Not only does the place serve Opera, but for the Ball of the Debutants, the coming our party of the young people into society, an old European custom, the whole place is transformed into a huge ballroom. Even the seating is removed to make room for the dance floor. All is done with elegance and tickets for this event, a one night affair are 17,500 Euros per person. The place is sold out long in advance, even at these prices. Each young man or young woman at 16 or 18 will attend this ball in Vienna. Without it you have not entered Society and will remain unknown. But before you can attend an audition and test of your skills in dancing a left hander Waltz is performed.

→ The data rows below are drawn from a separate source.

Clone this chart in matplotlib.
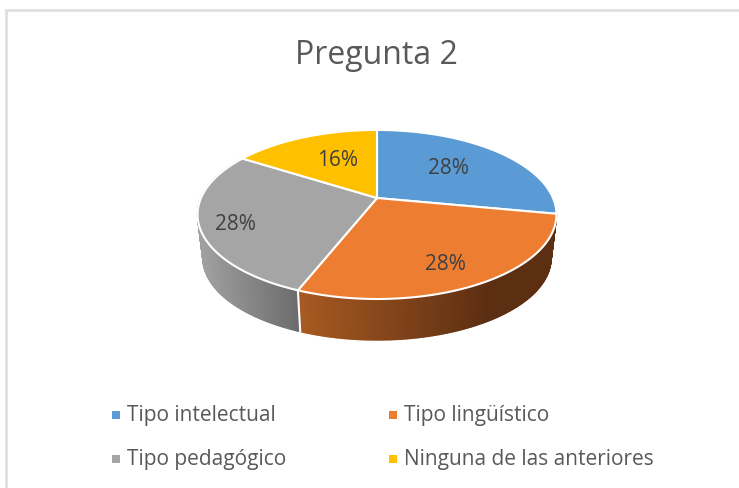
import numpy as np
import matplotlib
matplotlib.use("Agg")
import matplotlib.pyplot as plt
from matplotlib.colors import to_rgb
from matplotlib.patches import Polygon

title = "Pregunta 2"
categories = ["Tipo intelectual", "Tipo lingüístico", "Tipo pedagógico", "Ninguna de las anteriores"]
values = [28, 28, 28, 16]
colors = ["#5B9BD5", "#ED7D31", "#A5A5A5", "#FFC000"]
# wall gradient (light end, dark end, x-range in px) for slices at the front
wall_styles = {1: ("#A85A22", "#5C2E12", 297, 490), 2: ("#A0A0A0", "#6C6C6C", 200, 297)}
label_pos = [(448, 168), (445, 265), (235, 224), (338, 161)]
legend_pos = [(116, 415), (393, 415), (116, 459), (393, 459)]

plt.rcParams["font.family"] = ["Open Sans", "DejaVu Sans"]
fig = plt.figure(figsize=(7.39, 4.88), dpi=100, facecolor="white")
ax = fig.add_axes([0, 0, 1, 1])
ax.set_xlim(0, 739)
ax.set_ylim(488, 0)
ax.axis("off")

# frame
ax.plot([6, 6, 739], [488, 10, 10], color="#DDDDDD", lw=1.8, solid_joinstyle="miter")

CX, CY, A, B, K = 377.0, 198.0, 176.0, 81.3, 0.195
DROP, SHRINK = 44.0, 0.97


def project(theta, lower=False):
    """Perspective view of the pie's unit circle; theta clockwise from top (rad)."""
    x, y = np.sin(theta), np.cos(theta)
    w = 1 + K * y
    s = SHRINK if lower else 1.0
    d = DROP if lower else 0.0
    return CX + s * A * x / w, CY + d - s * B * y / w


total = sum(values)
edges = np.concatenate([[0], np.cumsum(values)]) / total * 2 * np.pi

# side walls
for i, (lo, hi) in enumerate(zip(edges[:-1], edges[1:])):
    if i not in wall_styles:
        continue
    c1, c2, x1, x2 = wall_styles[i]
    c1, c2 = np.array(to_rgb(c1)), np.array(to_rgb(c2))
    ts = np.linspace(lo, hi, 160)
    for t0, t1 in zip(ts[:-1], ts[1:]):
        ux, uy = project(np.array([t0, t1]))
        lx, ly = project(np.array([t1, t0]), lower=True)
        f = np.clip((0.5 * (ux[0] + ux[1]) - x1) / (x2 - x1), 0, 1)
        col = c1 + (c2 - c1) * f
        ax.add_patch(Polygon(np.column_stack([np.r_[ux, lx], np.r_[uy, ly]]),
                             closed=True, facecolor=col, edgecolor=col, lw=1.0, zorder=2))

# white seam between the front walls
ux, uy = project(edges[2])
lx, ly = project(edges[2], lower=True)
ax.plot([ux, lx], [uy, ly], color="white", lw=1.5, zorder=3)

# top face
for lo, hi, col in zip(edges[:-1], edges[1:], colors):
    ts = np.linspace(lo, hi, 120)
    px, py = project(ts)
    ax.add_patch(Polygon(np.column_stack([np.r_[CX, px], np.r_[CY, py]]), closed=True,
                         facecolor=col, edgecolor="white", lw=1.5, zorder=4))

# data labels
for v, (x, y) in zip(values, label_pos):
    ax.text(x, y, f"{v}%", ha="center", va="center", fontsize=15, color="#404040", zorder=5)

ax.text(376, 56, title, ha="center", va="center", fontsize=23, color="#595959")

# legend
for cat, col, (x, y) in zip(categories, colors, legend_pos):
    ax.scatter([x], [y], marker="s", s=28, color=col, linewidths=0)
    ax.text(x + 11, y, cat, ha="left", va="center", fontsize=15, color="#595959")

fig.savefig("out.png", dpi=100)
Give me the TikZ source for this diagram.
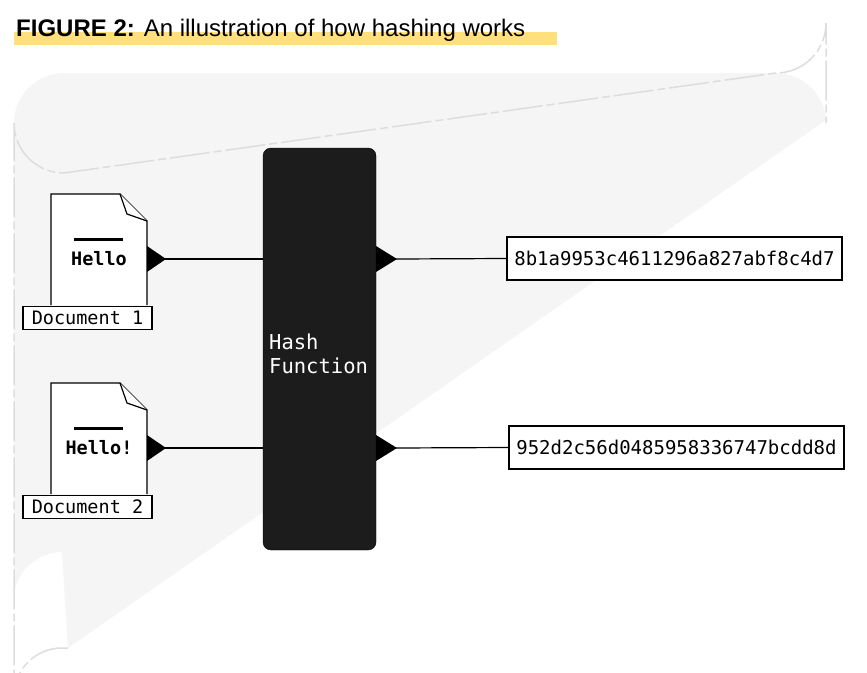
\documentclass[tikz,border=0pt]{standalone}
\usepackage{fontspec}
\setmainfont{Liberation Sans}
\newfontfamily\monof{DejaVu Sans Mono}
\definecolor{bggray}{HTML}{F5F5F5}
\definecolor{bdgray}{HTML}{DDDDDD}
\definecolor{hl}{HTML}{FFE07D}
\definecolor{hashblack}{HTML}{1C1C1C}
\begin{document}
\begin{tikzpicture}[x=1pt,y=-1pt,
  docbody/.style={draw=black,line width=1.2pt,fill=white},
  lbl/.style={draw=black,line width=1.2pt,fill=white,inner sep=0pt,minimum height=23pt,font=\monof\fontsize{18.5}{20}\selectfont},
  outbox/.style={draw=black,line width=1.2pt,fill=white,inner sep=0pt,minimum height=43pt,minimum width=335pt,font=\monof\fontsize{19}{20}\selectfont},
  tri/.style={fill=black},
  conn/.style={line width=1.2pt}]
\useasboundingbox (0,0) rectangle (867,672);
% background
\fill[bggray] (14,120) -- (14,600) arc[start angle=180,end angle=270,radius=48] -- (68,648) -- (826,120) -- (826,123) arc[start angle=0,end angle=-90,radius=50] -- (64,73) arc[start angle=270,end angle=180,radius=50] -- cycle;
\draw[bdgray,line width=1.5pt,dash pattern=on 40pt off 4pt on 8pt off 4pt] (68,648) -- (62,648) arc[start angle=270,end angle=180,radius=48] -- (14,123) arc[start angle=180,end angle=90,radius=50] -- (776,73) arc[start angle=90,end angle=0,radius=50] -- (826,123);
% title
\fill[hl] (14,32) rectangle (557,45);
\node[anchor=base west,inner sep=0pt,font=\fontsize{24}{26}\selectfont] (title) at (16,36) {\textbf{FIGURE 2:} An illustration of how hashing works};
% hash function
\node[draw=black,fill=hashblack,rounded corners=8pt,minimum width=113pt,minimum height=402pt,inner sep=0pt] (hash) at (319.5,349) {};
\node[anchor=west,align=left,text=white,inner sep=0pt,font=\monof\fontsize{20.5}{24}\selectfont] (hashlbl) at (269,354) {Hash\\Function};
% documents
\foreach \i/\dy/\txt in {1/0/Hello,2/189/Hello!}{
  \begin{scope}[yshift=-\dy]
  \draw[docbody] (51,305) -- (51,194) -- (120,194) -- (147,221) -- (147,305);
  \draw[line width=1.2pt,fill=white] (120,194) -- (127,214) -- (147,221);
  \draw[line width=3pt] (74,239) -- (123,239);
  \node[font=\monof\bfseries\fontsize{18.5}{20}\selectfont,inner sep=0pt] (hello\i) at (99,259) {\txt};
  \node[lbl,minimum width=129pt] (doc\i) at (87.5,318) {Document \i};
  \coordinate (din\i) at (165,259);
  \coordinate (hin\i) at (263,259);
  \coordinate (hout\i) at (396,259);
  \fill[tri] (147,246) -- (166,259) -- (147,272) -- cycle;
  \fill[tri] (376,246) -- (397,259) -- (376,272) -- cycle;
  \end{scope}
}
\node[outbox] (out1) at (674.5,258.5) {8b1a9953c4611296a827abf8c4d7};
\node[outbox] (out2) at (676.5,447.5) {952d2c56d0485958336747bcdd8d};
\draw[conn] (din1) -- (hin1);
\draw[conn] (din2) -- (hin2);
\draw[conn] (hout1) -- (out1.west);
\draw[conn] (hout2) -- (out2.west);
\end{tikzpicture}
\end{document}
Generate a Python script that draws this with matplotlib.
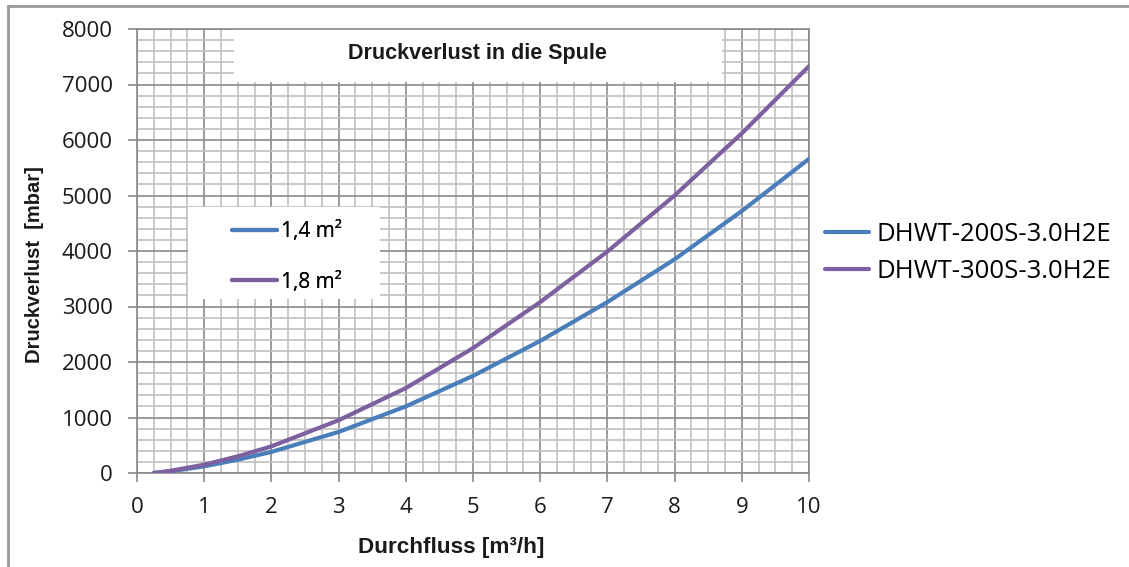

These are strict old rules. You must pass these basic requirements, no matter how much money you have.
After our Opera house visit we decided to take a look at the Prater and take a ride on the landmark of Vienna, the old Ferris wheel (Riesenrad). The almost last, but certainly the most popular Emperor of Austria was Emperor Franz Joseph, the First (1830-1916).For his 50th Birthday in 1880, the citizens of Vienna presented him with this Ferris wheel, a totally new invention in its time. This gift was so much liked by all, even the Emperor that it became the symbol of Vienna in years to come. The Prater, the Ferris wheel are an intricate part of Vienna, then and now. The Prater itself is a permanent Amusement Park with the Ferris wheel being one of the oldest attractions. We visited, ate some junk food and then left to prepare for our departure from Vienna but with the knowledge that we certainly have not seen all of what Vienna has to offer. I guess we will be back; it just depends on when we find the time again.